(Source data)
########
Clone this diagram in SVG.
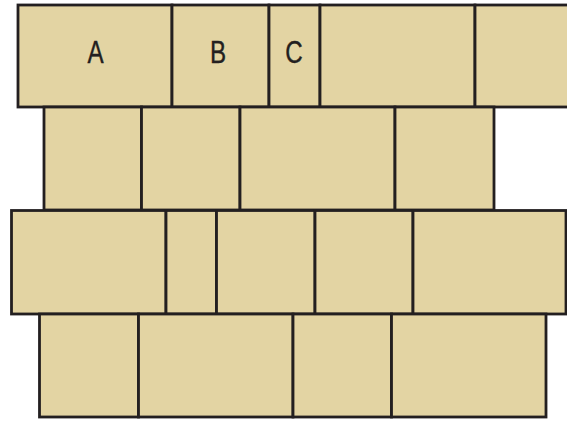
<svg xmlns="http://www.w3.org/2000/svg" width="567" height="422" viewBox="0 0 567 422">
<style>
.s{fill:#E3D4A3;stroke:#231F20;stroke-width:2.8;stroke-linejoin:miter}
.t{font-family:"Liberation Sans",Arial,sans-serif;font-size:31px;fill:#231F20;text-anchor:middle;stroke:#231F20;stroke-width:0.4}
</style>
<rect width="567" height="422" fill="#fff"/>
<g id="row1">
<g id="A"><rect class="s" x="18" y="5" width="154" height="102"/><text class="t" transform="translate(95.5,62.5) scale(0.78,1)">A</text></g>
<g id="B"><rect class="s" x="172" y="5" width="97" height="102"/><text class="t" transform="translate(218,62.5) scale(0.78,1)">B</text></g>
<g id="C"><rect class="s" x="269" y="5" width="51" height="102"/><text class="t" transform="translate(294,62.5) scale(0.78,1)">C</text></g>
<g id="r1s4"><rect class="s" x="320" y="5" width="155" height="102"/></g>
<g id="r1s5"><rect class="s" x="475" y="5" width="100" height="102"/></g>
</g>
<g id="row2">
<g id="r2s1"><rect class="s" x="44" y="107" width="97.5" height="103"/></g>
<g id="r2s2"><rect class="s" x="141.5" y="107" width="98.5" height="103"/></g>
<g id="r2s3"><rect class="s" x="240" y="107" width="155" height="103"/></g>
<g id="r2s4"><rect class="s" x="395" y="107" width="99" height="103"/></g>
</g>
<g id="row3">
<g id="r3s1"><rect class="s" x="11.5" y="210.5" width="154.5" height="103.5"/></g>
<g id="r3s2"><rect class="s" x="166" y="210.5" width="50.5" height="103.5"/></g>
<g id="r3s3"><rect class="s" x="216.5" y="210.5" width="98.5" height="103.5"/></g>
<g id="r3s4"><rect class="s" x="315" y="210.5" width="98" height="103.5"/></g>
<g id="r3s5"><rect class="s" x="413" y="210.5" width="153" height="103.5"/></g>
</g>
<g id="row4">
<g id="r4s1"><rect class="s" x="39.5" y="314" width="99" height="103"/></g>
<g id="r4s2"><rect class="s" x="138.5" y="314" width="154.5" height="103"/></g>
<g id="r4s3"><rect class="s" x="293" y="314" width="98.5" height="103"/></g>
<g id="r4s4"><rect class="s" x="391.5" y="314" width="154.5" height="103"/></g>
</g>
<g id="connectors"/>
</svg>
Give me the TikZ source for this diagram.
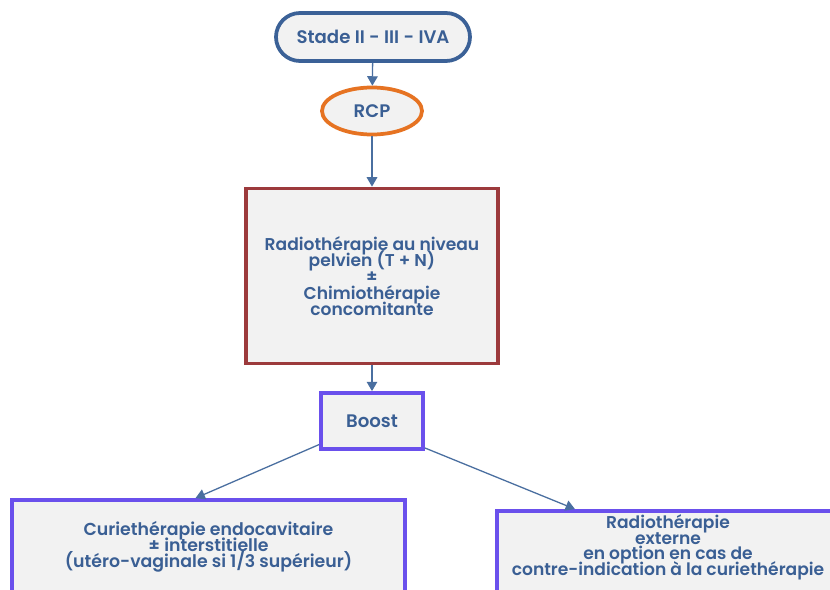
\documentclass[tikz,border=0pt]{standalone}
\usepackage{fontspec}
\setmainfont{Poppins}[BoldFont={* SemiBold}]
\usetikzlibrary{arrows.meta, positioning, shapes.geometric}
\definecolor{txtBlue}{HTML}{3A5F94}
\definecolor{lineBlue}{HTML}{4A6FA0}
\definecolor{stadeBlue}{HTML}{3B6197}
\definecolor{rcpOrange}{HTML}{E67322}
\definecolor{boxRed}{HTML}{9C3A3C}
\definecolor{boostPurple}{HTML}{6A50EC}
\definecolor{boxFill}{HTML}{F2F2F2}
\lineskiplimit=-20pt

\begin{document}
\begin{tikzpicture}[x=0.03cm, y=-0.03cm,
    every node/.style={text=txtBlue, font=\bfseries, align=center, inner sep=0pt},
    stadebox/.style={draw=stadeBlue, fill=boxFill, line width=3.2pt, rounded corners=0.72cm, minimum width=5.82cm, minimum height=1.44cm},
    rcpbox/.style={ellipse, draw=rcpOrange, fill=boxFill, line width=3.2pt, minimum width=3.0cm, minimum height=1.41cm},
    treatbox/.style={draw=boxRed, fill=boxFill, line width=3.2pt, minimum width=7.56cm, minimum height=5.25cm},
    boostbox/.style={draw=boostPurple, fill=boxFill, line width=3.2pt},
    link/.style={-{Triangle[width=9pt, length=8pt]}, lineBlue, line width=1.1pt}]
    \clip (0,0) rectangle (830,590);
    \fill[white] (0,0) rectangle (830,590);
    \node[stadebox, font=\bfseries\fontsize{15.5}{16}\selectfont] (stade) at (373,37) {Stade II - III - IVA};
    \node[rcpbox, font=\bfseries\fontsize{15.5}{16}\selectfont] (rcp) at (372,111) {RCP};
    \node[treatbox, font=\bfseries\fontsize{14.6}{14}\selectfont] (radio) at (372,276)
        {Radiothérapie au niveau\\pelvien (T + N)\\±\\Chimiothérapie\\concomitante};
    \node[boostbox, minimum width=3.06cm, minimum height=1.68cm, font=\bfseries\fontsize{15.5}{16}\selectfont] (boost) at (372,421) {Boost};
    \node[boostbox, minimum width=11.79cm, minimum height=2.82cm, font=\bfseries\fontsize{14.8}{13.4}\selectfont] (curie) at (208.5,547)
        {Curiethérapie endocavitaire\\± interstitielle\\(utéro-vaginale si 1/3 supérieur)};
    \node[boostbox, minimum width=10.26cm, minimum height=2.52cm] (rte) at (668,553) {};
    \node[font=\bfseries\fontsize{14.6}{13.4}\selectfont, below=4.4pt of rte.north] (rtetext)
        {Radiothérapie\\externe\\en option en cas de\\contre-indication à la curiethérapie};
    \draw[link] (stade) -- (rcp);
    \draw[link] (rcp) -- (radio);
    \draw[link] (radio) -- (boost);
    \draw[link] (boost.204) -- ([xshift=-0.39cm]curie.north);
    \draw[link] (boost.333) -- ([xshift=-2.79cm]rte.north);
\end{tikzpicture}
\end{document}
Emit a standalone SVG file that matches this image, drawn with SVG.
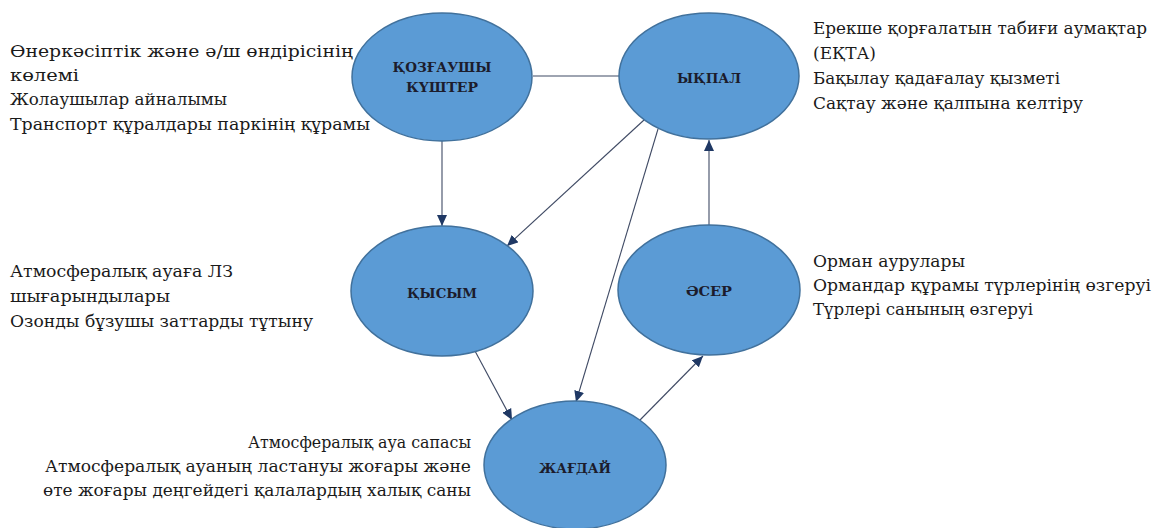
<svg xmlns="http://www.w3.org/2000/svg" width="1162" height="528" viewBox="0 0 1162 528">
<style>
.node ellipse{fill:#5b9bd5;stroke:#41719c;stroke-width:1.5}
.node text{font-family:"DejaVu Serif",serif;font-weight:bold;font-size:13px;fill:#1c1c2c;text-anchor:middle}
.lbl{font-family:"DejaVu Serif",serif;font-size:17px;fill:#1a1a1a}
.conn line{stroke:#3f4a64;stroke-width:1.1}
</style>
<defs>
<marker id="ah" markerUnits="userSpaceOnUse" markerWidth="11" markerHeight="10" refX="11" refY="5" orient="auto">
<path d="M0,0 L11,5 L0,10 Z" fill="#1f3864"/>
</marker>
</defs>
<rect width="1162" height="528" fill="#ffffff"/>
<g id="connectors" class="conn">
<line x1="533" y1="76" x2="619" y2="76"/>
<line x1="442" y1="141" x2="442" y2="226" marker-end="url(#ah)"/>
<line x1="644" y1="120" x2="507" y2="246" marker-end="url(#ah)"/>
<line x1="658" y1="129" x2="576" y2="402" marker-end="url(#ah)"/>
<line x1="709" y1="225" x2="709" y2="140" marker-end="url(#ah)"/>
<line x1="475" y1="351" x2="512" y2="420" marker-end="url(#ah)"/>
<line x1="640" y1="420" x2="703" y2="356" marker-end="url(#ah)"/>
</g>
<g id="node-kozgaushy" class="node">
<ellipse cx="442" cy="77" rx="90" ry="64"/>
<text x="442" y="72" textLength="99" lengthAdjust="spacingAndGlyphs">ҚОЗҒАУШЫ</text>
<text x="442" y="92" textLength="72" lengthAdjust="spacingAndGlyphs">КҮШТЕР</text>
</g>
<g id="node-ykpal" class="node">
<ellipse cx="709" cy="76" rx="90" ry="63"/>
<text x="709" y="83" textLength="64" lengthAdjust="spacingAndGlyphs">ЫҚПАЛ</text>
</g>
<g id="node-kysym" class="node">
<ellipse cx="442" cy="291" rx="91" ry="65"/>
<text x="442" y="298" textLength="70" lengthAdjust="spacingAndGlyphs">ҚЫСЫМ</text>
</g>
<g id="node-aser" class="node">
<ellipse cx="709" cy="290" rx="91" ry="65"/>
<text x="709" y="296" textLength="46" lengthAdjust="spacingAndGlyphs">ӘСЕР</text>
</g>
<g id="node-zhagdai" class="node">
<ellipse cx="575" cy="465" rx="91" ry="64"/>
<text x="575" y="473" textLength="72" lengthAdjust="spacingAndGlyphs">ЖАҒДАЙ</text>
</g>
<g id="labels">
<text class="lbl" x="10" y="57" textLength="343" lengthAdjust="spacingAndGlyphs">Өнеркәсіптік және ә/ш өндірісінің</text>
<text class="lbl" x="10" y="81" textLength="69" lengthAdjust="spacingAndGlyphs">көлемі</text>
<text class="lbl" x="10" y="105" textLength="217" lengthAdjust="spacingAndGlyphs">Жолаушылар айналымы</text>
<text class="lbl" x="10" y="130" textLength="360" lengthAdjust="spacingAndGlyphs">Транспорт құралдары паркінің құрамы</text>
<text class="lbl" x="813" y="34" textLength="334" lengthAdjust="spacingAndGlyphs">Ерекше қорғалатын табиғи аумақтар</text>
<text class="lbl" x="813" y="59" textLength="63" lengthAdjust="spacingAndGlyphs">(ЕҚТА)</text>
<text class="lbl" x="813" y="84" textLength="247" lengthAdjust="spacingAndGlyphs">Бақылау қадағалау қызметі</text>
<text class="lbl" x="813" y="109" textLength="270" lengthAdjust="spacingAndGlyphs">Сақтау және қалпына келтіру</text>
<text class="lbl" x="10" y="277" textLength="223" lengthAdjust="spacingAndGlyphs">Атмосфералық ауаға ЛЗ</text>
<text class="lbl" x="10" y="302" textLength="160" lengthAdjust="spacingAndGlyphs">шығарындылары</text>
<text class="lbl" x="10" y="327" textLength="303" lengthAdjust="spacingAndGlyphs">Озонды бұзушы заттарды тұтыну</text>
<text class="lbl" x="813" y="267" textLength="152" lengthAdjust="spacingAndGlyphs">Орман аурулары</text>
<text class="lbl" x="813" y="291" textLength="338" lengthAdjust="spacingAndGlyphs">Ормандар құрамы түрлерінің өзгеруі</text>
<text class="lbl" x="813" y="315" textLength="220" lengthAdjust="spacingAndGlyphs">Түрлері санының өзгеруі</text>
<text class="lbl" x="248" y="448" textLength="223" lengthAdjust="spacingAndGlyphs">Атмосфералық ауа сапасы</text>
<text class="lbl" x="45" y="472" textLength="426" lengthAdjust="spacingAndGlyphs">Атмосфералық ауаның ластануы жоғары және</text>
<text class="lbl" x="43" y="496" textLength="428" lengthAdjust="spacingAndGlyphs">өте жоғары деңгейдегі қалалардың халық саны</text>
</g>
</svg>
########
**Exercise details:**
Go through the listing above and pull out each line containing the word "this".

**In response:**
Clone this diagram in SVG.
Give me the TikZ source for this diagram.
Emit a standalone SVG file that matches this image, drawn with SVG.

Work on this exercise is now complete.